MANILA, Philippines – The execution of a Filipina drug mule in China was the fifth Filipino nationals put to death for drug trafficking since the execution of four Filipinos in 2011.

The 35-year-old Filipina was caught trying to smuggle around six kilograms of heroin in Hangzhou international airport last January 2011.

She was executed Wednesday after the Supreme People’s Court of China upheld the death sentence handed down by lower courts on June 26.

Philippine President Benigno Aquino III had sent an appeal letter to Chinese President Xi Jinping to have the death sentence commuted to life imprisonment but the Chinese government did not respond.

Last March 30, 2011, Sally Ordinario-Villanueva, 32, Ramon Credo, 42, and Elizabeth Batain, 38, were executed in China also for attempting to smuggle heroin into the country.

A fifth Filipino was executed in December 2011.

They were arrested separately in 2008 for possession of at least four kilos of heroin each and were handed down the death sentence the following year.

The Philippine government appealed repeatedly to have their death sentences commuted to life imprisonment, but the Chinese government turned down the appeals.

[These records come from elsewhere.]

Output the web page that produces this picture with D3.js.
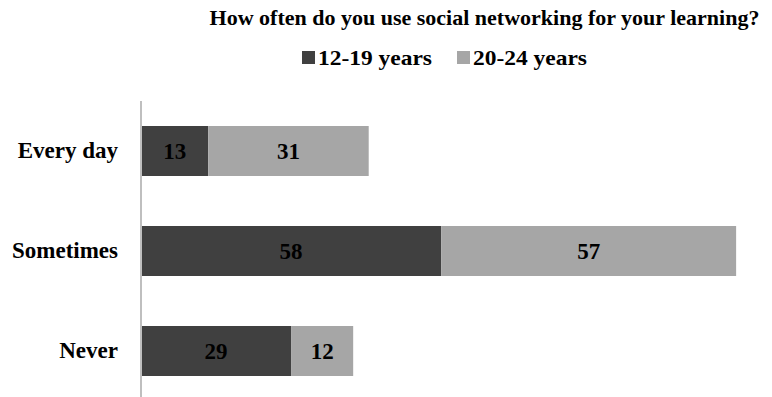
<!DOCTYPE html>
<html>
<head>
<meta charset="utf-8">
<script src="https://cdn.jsdelivr.net/npm/d3@7"></script>
<style>
  html, body { margin: 0; padding: 0; background: #fff; }
  svg { display: block; }
  text { font-family: "Liberation Serif", "Times New Roman", serif; font-weight: bold; fill: #000; }
</style>
</head>
<body>
<svg id="chart" width="772" height="397"></svg>
<script>
// Survey answers by age group
const categories = ["Every day", "Sometimes", "Never"];
const seriesNames = ["12-19 years", "20-24 years"];
const teens = [13, 58, 29];
const youngAdults = [31, 57, 12];
const colors = ["#404040", "#a6a6a6"];
const title = "How often do you use social networking for your learning?";

const svg = d3.select("#chart");
const W = 772, H = 397;

const x = d3.scaleLinear().domain([0, 120]).range([141, 141 + 120 * 5.175]);
const y = d3.scaleBand().domain(categories).range([101, 401]).paddingInner(0.5).paddingOuter(0.25);

const rows = categories.map((c, i) => ({ cat: c, a: teens[i], b: youngAdults[i] }));
const stacked = d3.stack().keys(["a", "b"])(rows);

// Title
svg.append("text")
  .attr("x", 484.5).attr("y", 25)
  .attr("text-anchor", "middle")
  .style("font-size", "22px")
  .text(title);

// Legend
const legendItems = [
  { name: seriesNames[0], color: colors[0], x: 302 },
  { name: seriesNames[1], color: colors[1], x: 457 }
];
const lg = svg.append("g");
legendItems.forEach(d => {
  lg.append("rect").attr("x", d.x).attr("y", 51).attr("width", 13).attr("height", 13).attr("fill", d.color);
  lg.append("text").attr("x", d.x + 16).attr("y", 65)
    .style("font-size", "22px")
    .attr("textLength", 114).attr("lengthAdjust", "spacingAndGlyphs")
    .text(d.name);
});

// Bars
const layers = svg.append("g").selectAll("g").data(stacked).join("g")
  .attr("fill", (d, i) => colors[i]);
layers.selectAll("rect").data(d => d).join("rect")
  .attr("x", d => x(d[0]))
  .attr("y", d => y(d.data.cat))
  .attr("width", d => x(d[1]) - x(d[0]))
  .attr("height", y.bandwidth());

// Value labels
const lbl = svg.append("g");
stacked.forEach(layer => {
  layer.forEach(d => {
    lbl.append("text")
      .attr("x", (x(d[0]) + x(d[1])) / 2)
      .attr("y", y(d.data.cat) + y.bandwidth() / 2)
      .attr("dy", "0.35em")
      .attr("text-anchor", "middle")
      .style("font-size", "23px")
      .text(d[1] - d[0]);
  });
});

// Category axis
const axis = svg.append("g").attr("transform", `translate(${x(0)},0)`)
  .call(d3.axisLeft(y).tickSize(0).tickPadding(23));
axis.select(".domain").attr("stroke", "#bfbfbf").attr("stroke-width", 2)
  .attr("d", `M0,101V${H}`);
axis.selectAll(".tick text")
  .style("font-size", "23px")
  .style("font-family", "'Liberation Serif', 'Times New Roman', serif")
  .style("font-weight", "bold")
  .attr("fill", "#000");
</script>
</body>
</html>
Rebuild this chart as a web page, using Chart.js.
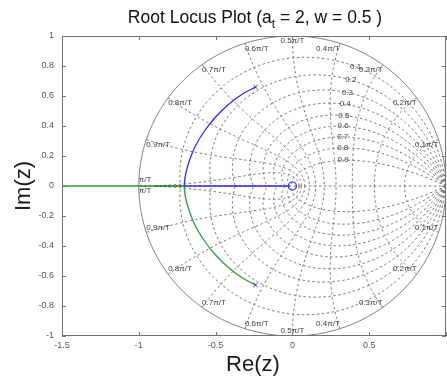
<!DOCTYPE html>
<html><head><meta charset="utf-8">
<script src="https://cdn.jsdelivr.net/npm/chart.js@4/dist/chart.umd.min.js"></script>
<style>html,body{margin:0;padding:0;background:#fff;}#wrap{width:447px;height:383px;position:relative;}</style>
</head><body><div id="wrap"><canvas id="c" width="447" height="383"></canvas></div>
<script>
// ---- data ----
const xTicks = [-1.5, -1, -0.5, 0, 0.5, 1];
const yTicks = [-1, -0.8, -0.6, -0.4, -0.2, 0, 0.2, 0.4, 0.6, 0.8, 1];
const zetaValues = [0.1, 0.2, 0.3, 0.4, 0.5, 0.6, 0.7, 0.8, 0.9];
const zetaLabels = ['0.1', '0.2', '0.3', '0.4', '0.5', '0.6', '0.7', '0.8', '0.9'];
const wnFractions = [0.1, 0.2, 0.3, 0.4, 0.5, 0.6, 0.7, 0.8, 0.9, 1.0];
const wnLabels = ['0.1π/T', '0.2π/T', '0.3π/T', '0.4π/T', '0.5π/T', '0.6π/T', '0.7π/T', '0.8π/T', '0.9π/T', 'π/T'];
const poleRe = [-0.24, -0.24];
const poleIm = [0.66, -0.66];
const zeroRe = [0];
const zeroIm = [0];
const upperArcRe = [-0.24, -0.33, -0.42, -0.50, -0.57, -0.63, -0.67, -0.695, -0.705];
const upperArcIm = [0.66, 0.61, 0.54, 0.46, 0.37, 0.27, 0.17, 0.08, 0];
const lowerArcRe = [-0.24, -0.33, -0.42, -0.50, -0.57, -0.63, -0.67, -0.695, -0.705];
const lowerArcIm = [-0.66, -0.61, -0.54, -0.46, -0.37, -0.27, -0.17, -0.08, 0];
const blueAxisRe = [-0.705, -0.02];
const greenAxisRe = [-0.705, -1.5];
const darkDotRe = [-0.89, -0.72];

const pts = (xs, ys) => xs.map((x, i) => ({x: x, y: ys[i]}));
const onAxis = xs => xs.map(x => ({x: x, y: 0}));

const BLUE = '#2a2ae6', GREEN = '#2f9a3a', GRID = '#767676', BORDER = '#70707f';
const FONT = '"Liberation Sans", Arial, sans-serif';

// z-plane grid (zgrid-style) drawn with the chart's scales
const zgridPlugin = {
  id: 'zgrid',
  beforeDatasetsDraw(chart) {
    const {ctx, chartArea: a, scales: {x, y}} = chart;
    const P = (re, im) => [x.getPixelForValue(re), y.getPixelForValue(im)];
    ctx.save();
    ctx.beginPath(); ctx.rect(a.left, a.top, a.right - a.left, a.bottom - a.top); ctx.clip();
    const curve = (fn, n, sign) => {
      ctx.beginPath();
      for (let i = 0; i <= n; i++) {
        const [re, im] = fn(i / n);
        const [px, py] = P(re, sign * im);
        if (i === 0) ctx.moveTo(px, py); else ctx.lineTo(px, py);
      }
      ctx.stroke();
    };
    ctx.strokeStyle = GRID; ctx.lineWidth = 1; ctx.setLineDash([2.5, 2.5]);
    zetaValues.forEach(z => {
      const m = z / Math.sqrt(1 - z * z);
      const fn = t => { const th = Math.PI * t, r = Math.exp(-m * th); return [r * Math.cos(th), r * Math.sin(th)]; };
      curve(fn, 120, 1); curve(fn, 120, -1);
    });
    wnFractions.forEach(f => {
      const wn = f * Math.PI;
      const fn = t => { const r = Math.exp(-t * wn), th = wn * Math.sqrt(1 - t * t); return [r * Math.cos(th), r * Math.sin(th)]; };
      curve(fn, 120, 1); curve(fn, 120, -1);
    });
    // real axis
    ctx.beginPath(); let p1 = P(-1, 0), p2 = P(1, 0); ctx.moveTo(p1[0], p1[1]); ctx.lineTo(p2[0], p2[1]); ctx.stroke();
    // unit circle
    ctx.setLineDash([]); ctx.strokeStyle = '#7c7c7c';
    curve(t => [Math.cos(Math.PI * t), Math.sin(Math.PI * t)], 200, 1);
    curve(t => [Math.cos(Math.PI * t), Math.sin(Math.PI * t)], 200, -1);
    // labels
    ctx.fillStyle = '#3a3a3a'; ctx.font = '8px ' + FONT; ctx.textBaseline = 'middle';
    wnFractions.forEach((f, i) => {
      const th = f * Math.PI;
      const [px, pyT] = P(Math.cos(th), Math.sin(th));
      const [, pyB] = P(Math.cos(th), -Math.sin(th));
      ctx.textAlign = f < 0.5 ? 'right' : (f > 0.5 ? 'left' : 'center');
      if (f === 1.0) {
        ctx.fillText(wnLabels[i], px, pyT - 6);
        ctx.fillText(wnLabels[i], px, pyB + 5);
      } else {
        ctx.fillText(wnLabels[i], px, pyT + 5);
        ctx.fillText(wnLabels[i], px, pyB - 5);
      }
    });
    ctx.textAlign = 'center';
    zetaValues.forEach((z, i) => {
      const wn = 0.35 * Math.PI, r = Math.exp(-z * wn), th = wn * Math.sqrt(1 - z * z);
      const [px, py] = P(r * Math.cos(th), r * Math.sin(th));
      ctx.fillText(zetaLabels[i], px, py);
    });
    ctx.restore();
  },
  afterDatasetsDraw(chart) {
    const {ctx, scales: {x, y}} = chart;
    ctx.save();
    ctx.strokeStyle = '#333'; ctx.lineWidth = 1.2; ctx.setLineDash([2, 2]);
    ctx.beginPath();
    ctx.moveTo(x.getPixelForValue(darkDotRe[0]), y.getPixelForValue(0));
    ctx.lineTo(x.getPixelForValue(darkDotRe[1]), y.getPixelForValue(0));
    ctx.stroke();
    ctx.restore();
  },
  afterDraw(chart) {
    const {ctx, chartArea: a, scales: {x, y}} = chart;
    ctx.save();
    // box and inward ticks
    ctx.strokeStyle = BORDER; ctx.lineWidth = 1;
    ctx.strokeRect(a.left + 0.5, a.top + 0.5, a.right - a.left - 1, a.bottom - a.top - 1);
    ctx.beginPath();
    xTicks.forEach(v => { const px = Math.round(x.getPixelForValue(v)) + 0.5;
      ctx.moveTo(px, a.bottom); ctx.lineTo(px, a.bottom - 4); ctx.moveTo(px, a.top); ctx.lineTo(px, a.top + 4); });
    yTicks.forEach(v => { const py = Math.round(y.getPixelForValue(v)) + 0.5;
      ctx.moveTo(a.left, py); ctx.lineTo(a.left + 4, py); ctx.moveTo(a.right, py); ctx.lineTo(a.right - 4, py); });
    ctx.stroke();
    // title with subscript
    ctx.fillStyle = '#111'; ctx.textBaseline = 'alphabetic'; ctx.textAlign = 'left';
    const big = '17.5px ' + FONT, small = '12px ' + FONT;
    const s1 = 'Root Locus Plot (a', s2 = 't', s3 = ' = 2, w = 0.5 )';
    ctx.font = big; const w1 = ctx.measureText(s1).width, w3 = ctx.measureText(s3).width;
    ctx.font = small; const w2 = ctx.measureText(s2).width;
    let tx = 255 - (w1 + w2 + w3) / 2;
    ctx.font = big; ctx.fillText(s1, tx, 23); tx += w1;
    ctx.font = small; ctx.fillText(s2, tx, 28); tx += w2;
    ctx.font = big; ctx.fillText(s3, tx, 23);
    // axis titles
    ctx.fillStyle = '#1a1a1a';
    ctx.font = '22px ' + FONT; ctx.textAlign = 'center'; ctx.textBaseline = 'middle';
    ctx.fillText('Re(z)', 253, 365);
    ctx.translate(24, 186); ctx.rotate(-Math.PI / 2); ctx.fillText('Im(z)', 0, 0);
    ctx.restore();
  }
};

const lineDs = (data, color, tension) => ({data, borderColor: color, backgroundColor: color, showLine: true,
  pointRadius: 0, borderWidth: 1.3, tension: tension, fill: false, order: 2});

new Chart(document.getElementById('c'), {
  type: 'scatter',
  data: {datasets: [
    lineDs(pts(upperArcRe, upperArcIm), BLUE, 0.35),
    lineDs(onAxis(blueAxisRe), BLUE, 0),
    lineDs(pts(lowerArcRe, lowerArcIm), GREEN, 0.35),
    lineDs(onAxis(greenAxisRe), GREEN, 0),
    {data: pts(poleRe, poleIm), pointStyle: 'crossRot', pointRadius: 3, borderColor: BLUE, borderWidth: 1, showLine: false, order: 1},
    {data: pts(zeroRe, zeroIm), pointStyle: 'circle', pointRadius: 4, borderColor: BLUE, backgroundColor: 'rgba(0,0,0,0)', borderWidth: 1.2, showLine: false, order: 1}
  ]},
  options: {
    responsive: false, animation: false, devicePixelRatio: 1,
    layout: {autoPadding: false, padding: {top: 36, right: 1, bottom: 0, left: 0}},
    plugins: {legend: {display: false}, tooltip: {enabled: false}, title: {display: false}},
    scales: {
      x: {type: 'linear', min: -1.5, max: 1,
        afterBuildTicks: s => { s.ticks = xTicks.map(v => ({value: v})); },
        afterFit: s => { s.height = 47; s.paddingLeft = 0; s.paddingRight = 0; },
        grid: {display: false, drawTicks: false}, border: {display: false},
        ticks: {padding: 4, color: '#555', font: {size: 9, family: FONT}, maxRotation: 0, autoSkip: false,
          callback: v => (v === 1 ? '' : String(v))}},
      y: {type: 'linear', min: -1, max: 1,
        afterBuildTicks: s => { s.ticks = yTicks.map(v => ({value: v})); },
        afterFit: s => { s.width = 62; },
        grid: {display: false, drawTicks: false}, border: {display: false},
        ticks: {padding: 8, color: '#555', font: {size: 9, family: FONT}, autoSkip: false,
          callback: v => String(v)}}
    }
  },
  plugins: [zgridPlugin]
});
</script></body></html>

Most executions in the world

The Dui Hua Foundation, a non-profit organization that advocates for the human rights of detainees, said in a report last December 12, 2011 that China conducted an estimated 4,000 executions in that year.

In an earlier study released in 2010, Dui Hua Foundation said that the number of executions carried out in China were higher.

“Statistics on capital punishment in China are considered state secrets. Lacking official information, international observers are left to make educated guesses about the number of executions in China,” it said.

“In past years, Dui Hua has based estimates of annual executions on discussions with knowledgeable sources. We have estimated that China carried out nearly 5,000 executions in 2009—a slight decrease from 2008,” it said.

Dui Hua said in the same study that a separate research based on collated news reports of executions from October 1, 2009 to September 30, 2010 showed that there were at least 700 executions in China in 2009.

“After one year, ending on September 30, we recorded exactly 700 executions in China,” the study said.

“This number serves as an absolute minimum number of executions carried out over the year, and tells us nothing about how many actual executions may have taken place. But even using this lowest figure, China still executed more people than any other country in 2009,” it said.